Now, though, he is a Grand Slam participant. After winning the Wimbledon qualifying tournament, he became just the tenth player in Virginia history to compete in the Wimbledon men’s singles main draw, and the feat was made all the more impressive given that the Wimbledon swing marked Rodesch’s first time ever playing on grass.
It started after the stifling disappointment of all those missed junior tournaments, when Rodesch, from Luxembourg, pivoted to college tennis, enrolling at Virginia. Coach Andres Pedroso and his staff took a chance, and Rodesch’s results were staggering.
Over four seasons at Virginia, he compiled a 94-27 record in singles and a 59-26 record in doubles. He played a crucial role in leading the Cavaliers to two NCAA titles in 2022 and 2023. Rodesch also helped secure three ACC titles and was named an ITA Singles All-American three times. His relentless consistency included ACC Player of the Week honors in 2023 — four times — and a run to the NCAA singles semifinals in May 2023.
Rodesch also quietly began building a strong resume on the ITF World Tennis Tour during and after his college years. He captured his first professional singles title at the M15 Vejle in 2022, followed by a string of tournament wins, including three titles at the M25 level in 2023 and 2024.
After graduating, he turned pro in 2024 and returned to his home country to win the M25 Esch/Alzette in July 2024, sparking a 23-match winning streak that included multiple titles. These early results gave Rodesch the confidence to test himself at the next level — the ATP Challenger Tour, where he broke through in April 2025 at the Tallahassee Challenger.
The victory not only marked his arrival on the professional stage but also propelled him 62 spots up the ATP rankings, pushing him to just outside the top 170. By Wimbledon 2025, he had climbed from No. 299 in the ATP rankings at the start of the year to a career-high No. 163.

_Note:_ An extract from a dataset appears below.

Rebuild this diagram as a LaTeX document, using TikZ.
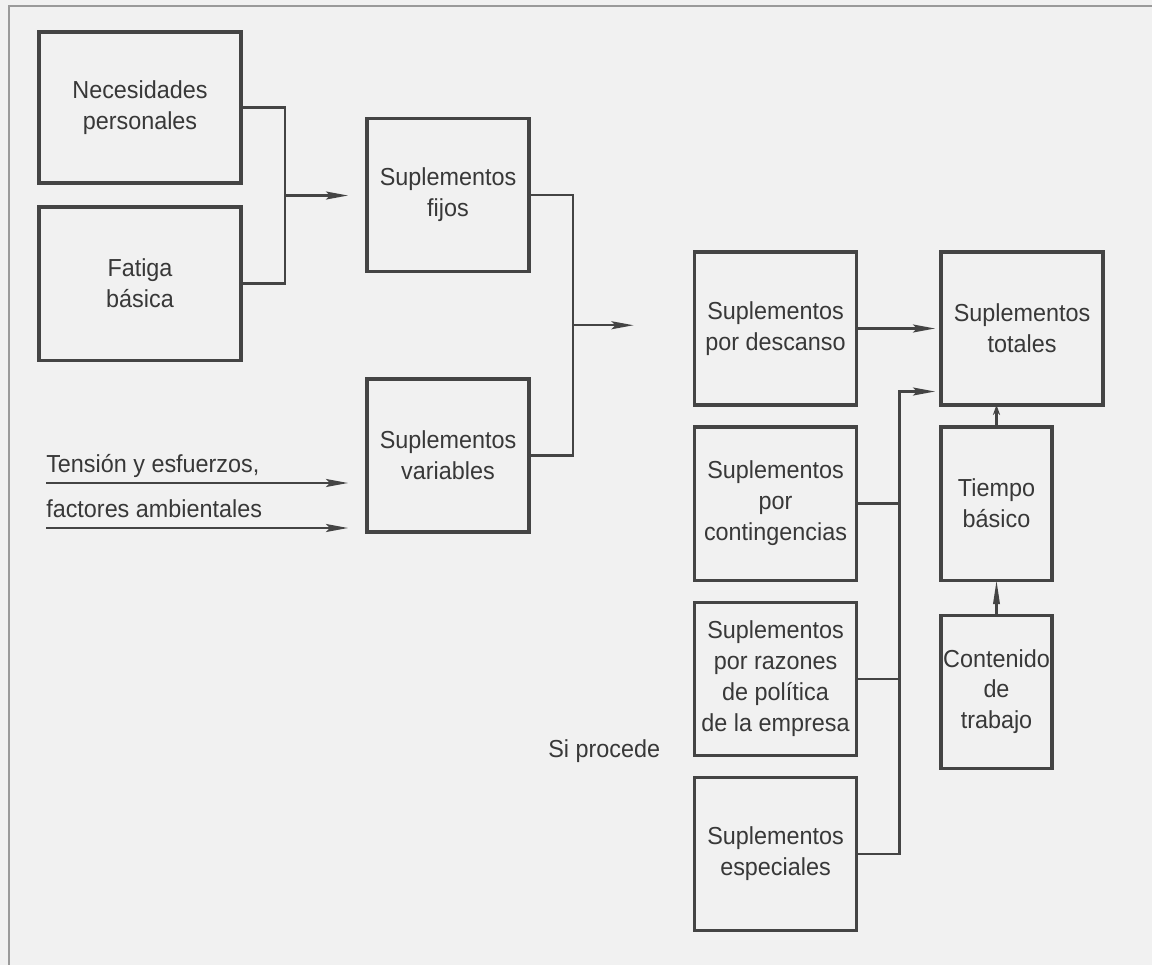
\documentclass[tikz,border=0pt]{standalone}
\usepackage{fontspec}
\setmainfont{Liberation Sans}[FakeStretch=0.95]
\usetikzlibrary{positioning,calc,arrows.meta}
\definecolor{paper}{HTML}{F1F1F1}
\definecolor{ink}{HTML}{444444}
\definecolor{txt}{HTML}{383838}
\definecolor{frm}{HTML}{9A9A9A}

\begin{document}
\begin{tikzpicture}[x=0.025cm, y=-0.025cm,
  box/.style={draw=ink, line width=2.2pt, align=center, text=txt,
    minimum width=4.05cm, minimum height=3.825cm, inner sep=0pt, outer sep=0pt,
    font=\fontsize{17.5}{22}\selectfont},
  wbox/.style={box, minimum width=5.05cm},
  nbox/.style={box, minimum width=2.775cm},
  lbl/.style={text=txt, inner sep=0pt, font=\fontsize{17.5}{22}\selectfont},
  ln/.style={draw=ink, line width=1.5pt},
  arr/.style={ln, -{Stealth[length=5.5mm, width=2mm, inset=1mm]}},
  node distance=0.55cm]
  \fill[paper] (0,0) rectangle (1152,965);
  \useasboundingbox (0,0) rectangle (1152,965);
  \draw[frm, line width=1.4pt] (9,965) -- (9,6) -- (1152,6);

  \node[wbox, minimum height=3.775cm] (nec) at (140,107.5) {Necesidades\\personales};
  \node[wbox, below=0.6cm of nec] (fat) {Fatiga\\básica};
  \node[box] (fij) at (448,195) {Suplementos\\fijos};
  \node[box] (var) at (448,455.5) {Suplementos\\variables};
  \node[box] (des) at (775.5,328.5) {Suplementos\\por descanso};
  \node[box, below=of des] (con) {Suplementos\\por\\contingencias};
  \node[box, below=of con] (raz) {Suplementos\\por razones\\de política\\de la empresa};
  \node[box, below=of raz] (esp) {Suplementos\\especiales};
  \node[box] (tot) at (1022,328.5) {Suplementos\\totales};
  \node[nbox, below right=0.55cm and 0cm of tot.south west] (tie) {Tiempo\\básico};
  \node[nbox, below=0.875cm of tie] (cnt) {Contenido\\de\\trabajo};

  \coordinate (ten) at (46,483);
  \coordinate (fac) at (46,528);
  \node[lbl, anchor=base west] (tenl) at ([yshift=0.275cm]ten) {Tensión y esfuerzos,};
  \node[lbl, anchor=base west] (facl) at ([yshift=0.275cm]fac) {factores ambientales};
  \node[lbl, anchor=base west] (sip) at (548,757) {Si procede};

  \coordinate (j1) at ($(nec.east)!.5!(fat.east)+(1.1cm,0)$);
  \coordinate (j2) at ($(fij.east)!.5!(var.east)+(1.1cm,0)$);
  \coordinate (j3) at ([xshift=1.075cm]esp.east);
  \coordinate (t2) at ([yshift=-1.575cm]tot.west);

  \draw[ln] (nec.east) -| (j1) |- (fat.east);
  \draw[arr, shorten >=0.475cm] (j1) -- (j1 -| fij.west);
  \draw[arr, shorten >=0.475cm] (ten) -- (ten -| var.west);
  \draw[arr, shorten >=0.475cm] (fac) -- (fac -| var.west);
  \draw[ln] (fij.east) -| (j2) |- (var.east);
  \draw[arr, shorten >=1.525cm] (j2) -- (j2 -| des.west);
  \draw[arr, shorten >=0.15cm] (des.east) -- (tot.west);
  \draw[ln] (con.east) -- (con.east -| j3);
  \draw[ln] (raz.east) -- (raz.east -| j3);
  \draw[arr, shorten >=0.15cm] (esp.east) -- (j3) |- (t2);
  \draw[ln, -{Stealth[length=2.5mm, width=1.8mm]}] (tie.north) -- (tie.north |- tot.south);
  \draw[ln, -{Triangle[length=6mm, width=1.6mm]}] (cnt.north) -- (tie.south);
\end{tikzpicture}
\end{document}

"I think that gave me a lot of confidence to belong at the Challenger level,” Rodesch told ITF Media after the triumph. “I think I needed that after college. To prove to myself [that] I belong on the Challenger Tour.”
Often described as the crown jewel of professional tennis, Wimbledon is the oldest and most prestigious Grand Slam. For any player — especially one just breaking onto the professional scene — qualifying for Wimbledon represents not just a career milestone but entry onto the sport’s most storied arena.
Rodesch delivered one of the most impressive runs of his young career in qualifying. He won his first two matches in straight sets, setting up a final against 2021 Wimbledon quarterfinalist and tournament top seed Marton Fucsovics, from Hungary — which he won in an epic match, a 6-3, 6-4, 0-6, 7-6 (4) victory. This earned him a place in the Wimbledon main draw.
It was a defining moment, defeating a former Grand Slam quarterfinalist to qualify for his first-ever main draw appearance at a major.
"It was amazing," Rodesch said in an on-court interview afterward. "You dream as a kid of playing Wimbledon, and my first Grand Slam being at Wimbledon is a dream come true."
In the first round, Rodesch fell to Chile’s Cristian Garin, ranked No. 117 in the world. He showed flashes of potential on an outer court but ultimately fell in three sets, 7-6 (8), 6-4, 6-4. But that didn’t diminish the milestone or his hopes for the future.
"Of course, I'm sad that I lost,” Rodesch said in the ITF Media interview. “But I think I can also take a lot of positives from this one and go from here."
Chris Rodesch is not just chasing dreams anymore, ones that an illness once seemed to have dashed, he is living them.